BAB I
PENDAHULUAN
1.1 Latar Belakang
Masalah
Memasuki abad 21 ditandai oleh
perubahan yang mendasar dalam segala aspek kehidupan khususnya perubahan dalam
bidang politik, ekonomi, social budaya dan bidang hukum. Sejalan dengan
perubahan disegala bidang itu bangsa Indonesia dihadapkan pada
permasalahan multi dimensi yang menyentuh berbagai tatanan kehidupan mendasar
manusia. Bukan hanya berkaitan dengan aspek ekonomi, namun juga aspek sosial,
budaya dan ahlak. Berbagai masalah muncul dalam kehidupan masyarakat kita,
seperti miskin pengabdian, kurang disiplin, kurang empati terhadap masalah
sosial, kurang efektif berkomunikasi serta kurang disiplin. Hal itu menunjukkan
adanya permasalahan pribadi dan sosial di kalangan masyarakat.

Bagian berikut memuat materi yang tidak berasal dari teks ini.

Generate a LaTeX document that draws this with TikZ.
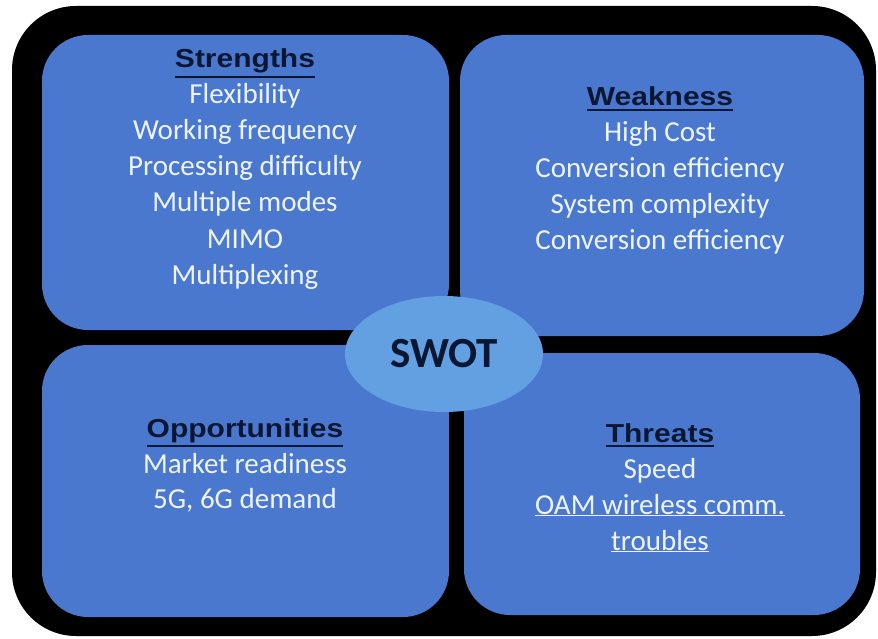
\documentclass[tikz,border=0pt]{standalone}
\usepackage{fontspec}
\setmainfont{Carlito}
\newfontfamily\headfont{Liberation Sans}
\usetikzlibrary{shapes.geometric}
\definecolor{boxblue}{HTML}{4A78CE}
\definecolor{ellblue}{HTML}{62A0E2}
\definecolor{bodytxt}{HTML}{EEF4FF}
\definecolor{headtxt}{HTML}{0B1633}
\tikzset{
  quad/.style={fill=boxblue, rounded corners=46pt},
  bodyline/.style={text=bodytxt, font=\fontsize{29}{34}\selectfont, inner sep=0pt, anchor=base},
  headline/.style={text=headtxt, font=\headfont\bfseries\fontsize{25}{30}\selectfont, inner sep=0pt, anchor=base},
}
\newcommand{\hd}[1]{\scalebox{1.2}[1.04]{\vtop{\hbox{#1}\kern2.2pt\hrule height 2.4pt}}}
\newcommand{\ul}[1]{\underline{#1}}
\begin{document}
\begin{tikzpicture}[x=1pt,y=-1pt]
\useasboundingbox (0,0) rectangle (878,639);
\fill[white] (0,0) rectangle (878,639);
\fill[black, rounded corners=64pt] (12,6) rectangle (876,636);
\fill[quad] (42,35) rectangle (449,330);
\fill[quad] (460,35) rectangle (864,336);
\fill[quad] (42,345) rectangle (449,617);
\fill[quad] (464,353) rectangle (860,615);
% Strengths
\node[headline] (sh) at (245,68) {\hd{Strengths}};
\node[bodyline] (s1) at (245,104) {Flexibility};
\node[bodyline] (s2) at (245,140) {Working frequency};
\node[bodyline] (s3) at (245,176) {Processing difficulty};
\node[bodyline] (s4) at (245,212) {Multiple modes};
\node[bodyline] (s5) at (245,248) {MIMO};
\node[bodyline] (s6) at (245,284) {Multiplexing};
% Weakness
\node[headline] (wh) at (660,106) {\hd{Weakness}};
\node[bodyline] (w1) at (660,142) {High Cost};
\node[bodyline] (w2) at (660,178) {Conversion efficiency};
\node[bodyline] (w3) at (660,214) {System complexity};
\node[bodyline] (w4) at (660,250) {Conversion efficiency};
% Opportunities
\node[headline] (oh) at (245,437) {\hd{Opportunities}};
\node[bodyline] (o1) at (245,473) {Market readiness};
\node[bodyline] (o2) at (245,508) {5G, 6G demand};
% Threats
\node[headline] (th) at (660,442) {\hd{Threats}};
\node[bodyline] (t1) at (660,478) {Speed};
\node[bodyline] (t2) at (660,514) {\ul{OAM wireless comm.}};
\node[bodyline] (t3) at (660,550) {\ul{troubles}};
% Center
\node[ellipse, fill=ellblue, minimum width=198pt, minimum height=116pt, inner sep=0pt,
      text=headtxt, font=\bfseries\fontsize{43}{43}\selectfont] (swot) at (444,354) {SWOT};
\end{tikzpicture}
\end{document}
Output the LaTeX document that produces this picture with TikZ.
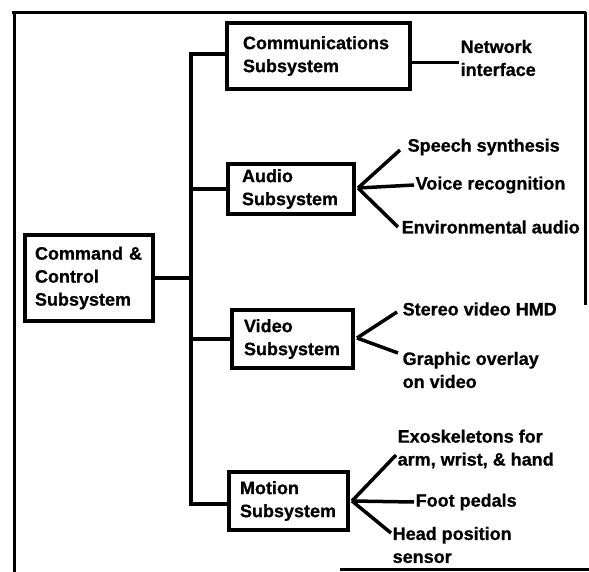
\documentclass[tikz,border=0pt]{standalone}
\usepackage{fontspec}
\setmainfont{Liberation Sans}[BoldFeatures={FakeBold=0.8}]
\begin{document}
\begin{tikzpicture}[x=1pt,y=-1pt,
  txt/.style={font=\bfseries\fontsize{18}{23}\selectfont},
  box/.style={txt,draw,line width=4pt,align=left,inner ysep=0pt},
  lbl/.style={txt,align=left,inner sep=1.5pt,anchor=west},
  conn/.style={line width=4pt,line join=miter},
  fan/.style={line width=3.5pt},
  frameline/.style={line width=3pt}]
\useasboundingbox (0,0) rectangle (589,572);
% outer frame (partial, as scanned)
\draw[frameline] (12,13) -- (586,13);
\draw[frameline] (14,12) -- (14,572);
\draw[frameline] (585,12) -- (585,305);
\draw[frameline] (340,569) -- (589,569);
% boxes
\node[box,inner xsep=16pt,text width=151pt,minimum height=66pt] (comm) at (318.5,56) {Communications\\Subsystem};
\node[box,inner xsep=14pt,text width=98pt,minimum height=50pt] (audio) at (291,189) {Audio\\Subsystem};
\node[box,inner xsep=10pt,text width=108pt,minimum height=86pt] (cc) at (89,278) {Command \&\\Control\\Subsystem};
\node[box,inner xsep=12pt,text width=97pt,minimum height=58pt] (video) at (292.5,339) {Video\\Subsystem};
\node[box,inner xsep=11pt,text width=97pt,minimum height=58pt] (motion) at (288.5,501) {Motion\\Subsystem};
% trunk
\coordinate (ttop) at (191,54);
\coordinate (tbot) at (191,504);
\draw[conn] (comm.west |- ttop) -- (ttop) -- (tbot) -- (motion.west |- tbot);
\draw[conn] (cc.east) -- (cc.east -| ttop);
\draw[conn] (audio.west -| ttop) -- (audio.west);
\draw[conn] (video.west -| ttop) -- (video.west);
% leaf labels
\node[lbl] (net) at (459,58) {Network\\interface};
\node[lbl] (ss) at (406,147) {Speech synthesis};
\node[lbl] (vr) at (414,185) {Voice recognition};
\node[lbl] (ea) at (400,227) {Environmental audio};
\node[lbl] (sv) at (401,309) {Stereo video HMD};
\node[lbl] (go) at (401,370) {Graphic overlay\\on video};
\node[lbl] (exo) at (396,449) {Exoskeletons for\\arm, wrist, \& hand};
\node[lbl] (fp) at (414,502) {Foot pedals};
\node[lbl] (hp) at (391,545) {Head position\\sensor};
% leaf connectors
\coordinate (nA) at ([yshift=-5pt]net.west);
\draw[fan,line width=3pt] (nA -| comm.east) -- (nA);
\coordinate (aA) at ([xshift=2pt,yshift=1pt]audio.east);
\draw[fan] (aA) -- ([xshift=-6pt,yshift=-3pt]ss.west);
\draw[fan] (aA) -- (vr.west);
\draw[fan] (aA) -- ([xshift=-2pt]ea.west);
\coordinate (vA) at ([xshift=2pt,yshift=1pt]video.east);
\draw[fan] (vA) -- ([xshift=-4pt,yshift=-3pt]sv.west);
\draw[fan] (vA) -- ([xshift=-3pt,yshift=17pt]go.west);
\coordinate (mA) at ([xshift=2pt]motion.east);
\draw[fan] (mA) -- ([yshift=-6pt]exo.west);
\draw[fan] (mA) -- (fp.west);
\draw[fan] (mA) -- ([yshift=12pt]hp.west);
\end{tikzpicture}
\end{document}
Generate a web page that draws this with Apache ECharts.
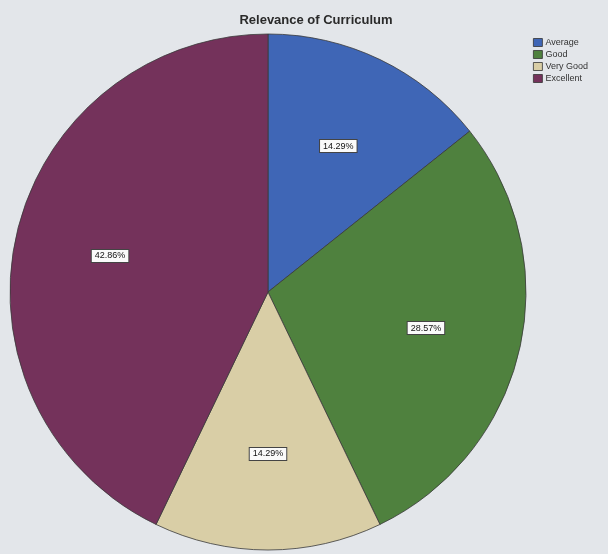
<!DOCTYPE html>
<html>
<head>
<meta charset="utf-8">
<script src="https://cdn.jsdelivr.net/npm/echarts@6/dist/echarts.min.js"></script>
<style>
html,body{margin:0;padding:0;background:#e3e6ea;}
#c{width:608px;height:554px;}
</style>
</head>
<body>
<div id="c"></div>
<script>
const categories = ['Average', 'Good', 'Very Good', 'Excellent'];
const values = [14.29, 28.57, 14.29, 42.86];
const colors = ['#3f66b6', '#4f813e', '#d9cea6', '#74325b'];
const titleText = 'Relevance of Curriculum';

const data = categories.map((c, i) => ({ name: c, value: values[i], itemStyle: { color: colors[i] } }));
const chart = echarts.init(document.getElementById('c'));
chart.setOption({
  backgroundColor: '#e3e6ea',
  title: {
    text: titleText, left: 311, top: 9, textAlign: 'center',
    textStyle: { fontFamily: 'Liberation Sans', fontWeight: 'bold', fontSize: 13, color: '#2a2a2a' }
  },
  legend: {
    orient: 'vertical', left: 528, top: 33, itemWidth: 9, itemHeight: 8, itemGap: 3,
    icon: 'rect',
    itemStyle: { borderColor: '#333', borderWidth: 0.8 },
    textStyle: { fontFamily: 'Liberation Sans', fontSize: 9, color: '#333', padding: [0, 0, 0, -2] },
    data: categories
  },
  series: [
    {
      type: 'pie', center: [268, 292], radius: [0, 258], startAngle: 90, clockwise: true,
      label: { show: false }, labelLine: { show: false },
      itemStyle: { borderColor: '#3a3a3a', borderWidth: 0.8 },
      emphasis: { disabled: true },
      animation: false,
      data: data
    },
    {
      type: 'pie', center: [268, 292], radius: [0, 318], startAngle: 90, clockwise: true,
      silent: true, legendHoverLink: false,
      itemStyle: { color: 'rgba(0,0,0,0)' },
      labelLine: { show: false },
      label: {
        show: true, position: 'inside',
        formatter: p => values[p.dataIndex].toFixed(2) + '%',
        fontFamily: 'Liberation Sans', fontSize: 9, color: '#111',
        backgroundColor: '#fafafa', borderColor: '#444', borderWidth: 1,
        padding: [2, 3, 1, 3]
      },
      emphasis: { disabled: true },
      animation: false,
      data: categories.map((c, i) => ({ name: c + ' ', value: values[i] }))
    }
  ]
});
</script>
</body>
</html>
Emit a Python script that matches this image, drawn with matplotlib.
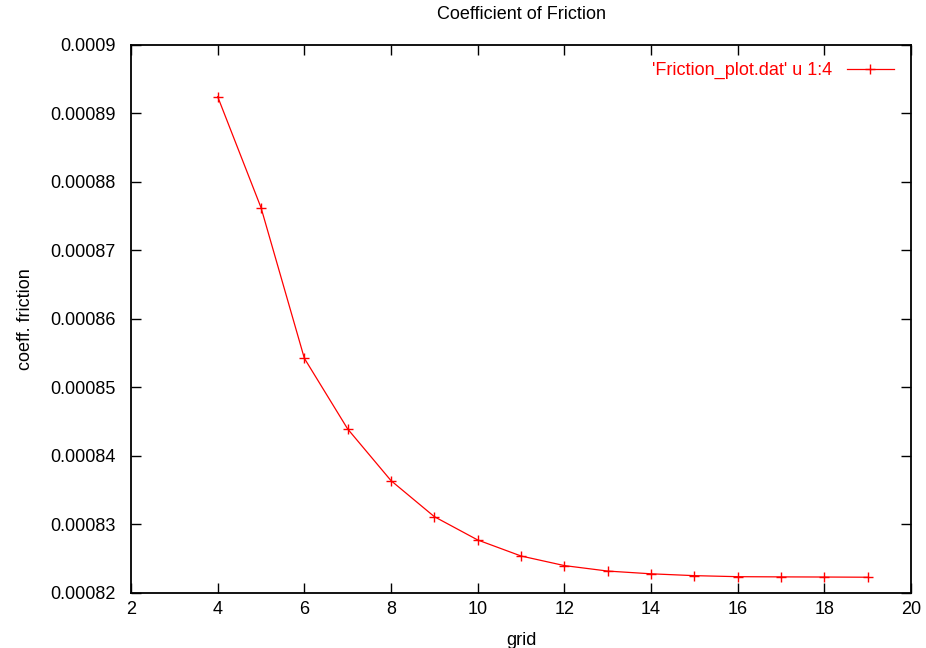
import matplotlib
matplotlib.use("Agg")
import matplotlib.pyplot as plt

# grid size vs. coefficient of friction (column 1 vs column 4 of Friction_plot.dat)
grid = [4, 5, 6, 7, 8, 9, 10, 11, 12, 13, 14, 15, 16, 17, 18, 19]
coeff = [0.00089245, 0.00087625, 0.00085426, 0.00084394, 0.0008364,
         0.00083114, 0.00082774, 0.0008254, 0.000824, 0.0008232,
         0.0008228, 0.00082253, 0.00082238, 0.00082235, 0.00082233,
         0.0008223]

xticks = [2, 4, 6, 8, 10, 12, 14, 16, 18, 20]
yticks = [0.00082, 0.00083, 0.00084, 0.00085, 0.00086, 0.00087,
          0.00088, 0.00089, 0.0009]
ytick_labels = ["0.00082", "0.00083", "0.00084", "0.00085", "0.00086",
                "0.00087", "0.00088", "0.00089", "0.0009"]

fs = 13
plt.rcParams['font.family'] = ['Liberation Sans', 'DejaVu Sans']
plt.rcParams['font.size'] = fs

fig = plt.figure(figsize=(9.26, 6.48), dpi=100, facecolor='white')
ax = fig.add_axes([0.1415, 0.0849, 0.8423, 0.8457])

line, = ax.plot(grid, coeff, color='#ff0000', linewidth=0.9, marker='+',
                markersize=6.5, markeredgewidth=1.0,
                label="'Friction_plot.dat' u 1:4")

ax.set_xlim(2, 20)
ax.set_ylim(0.00082, 0.0009)
ax.set_xticks(xticks)
ax.set_xticklabels([str(t) for t in xticks])
ax.set_yticks(yticks)
ax.set_yticklabels(ytick_labels)

ax.tick_params(direction='in', length=7, width=1.0, top=True, right=True,
               labelsize=fs)
ax.tick_params(axis='y', pad=11)
ax.tick_params(axis='x', pad=6)
for s in ax.spines.values():
    s.set_linewidth(1.3)

ax.set_title('Coefficient of Friction', fontsize=fs, pad=19)
ax.set_xlabel('grid', fontsize=fs, labelpad=10)
ax.set_ylabel('coeff. friction', fontsize=fs, labelpad=12)

leg = ax.legend(loc='upper right', frameon=False, markerfirst=False,
                handlelength=2.6, handletextpad=0.8, borderaxespad=0.55,
                fontsize=fs)
for t in leg.get_texts():
    t.set_color('#ff0000')

fig.savefig('out.png', dpi=100)
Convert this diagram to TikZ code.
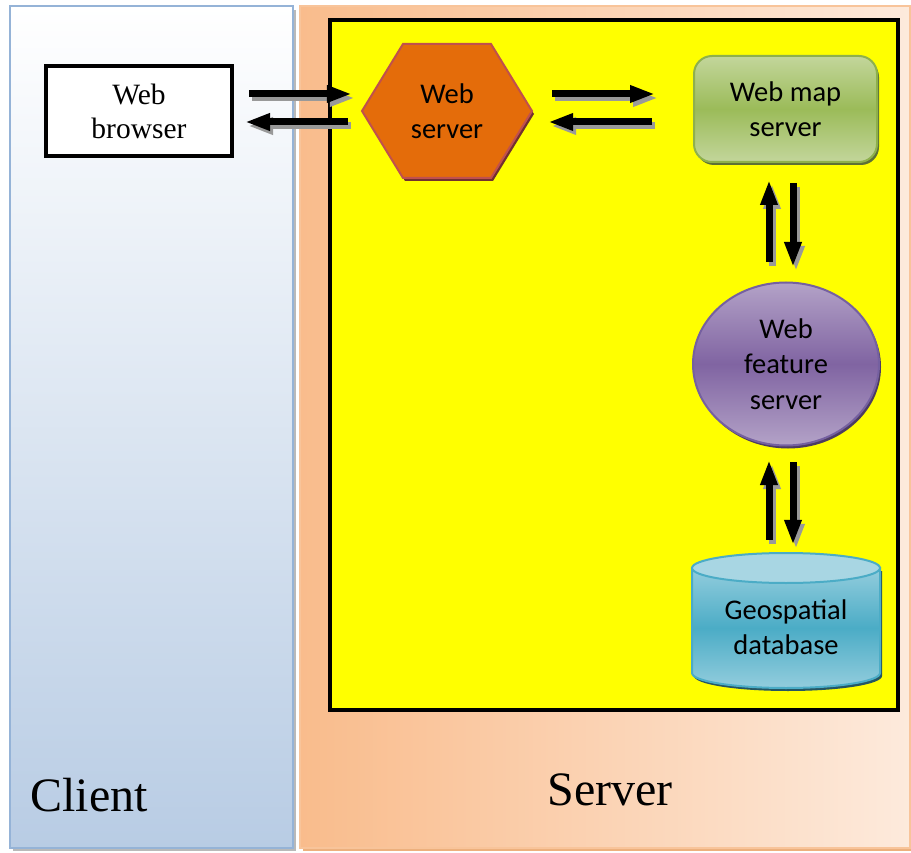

Pada kalangan siswa disekolah seperti
juga masyarakat pada umumnya gejala masalah pribadi dan sosial ini juga tampak
dalam perilaku keseharian. Sikap-sikap individualistis, egoistis, acuh tak
acuh, malas berfikir, kurangnya rasa tanggung jawab, malas berkomunikasi dan
berinteraksi atau rendahnya empati merupakan fenomena yang sekarang muncul
dalam kehidupan anak-anak di sekolah.
Pendidikan merupakan sarana untuk
mengatasi masalah sosial tersebut sebab pendidikan memiliki fungsi dan peran
dalam meningkatkan kualitas sumber daya manusia. Sehingga dengan pendidikan
diharapkan krisis dalam berbagai aspek sosial tersebut dapat diatasi. Dengan
pendidikan akan melahirkan manusia yang berkualitas yang akan menjadi kekuatan
utama dalam mengatasi dan memecahkan masalah sosial-ekonomi yang dihadapi.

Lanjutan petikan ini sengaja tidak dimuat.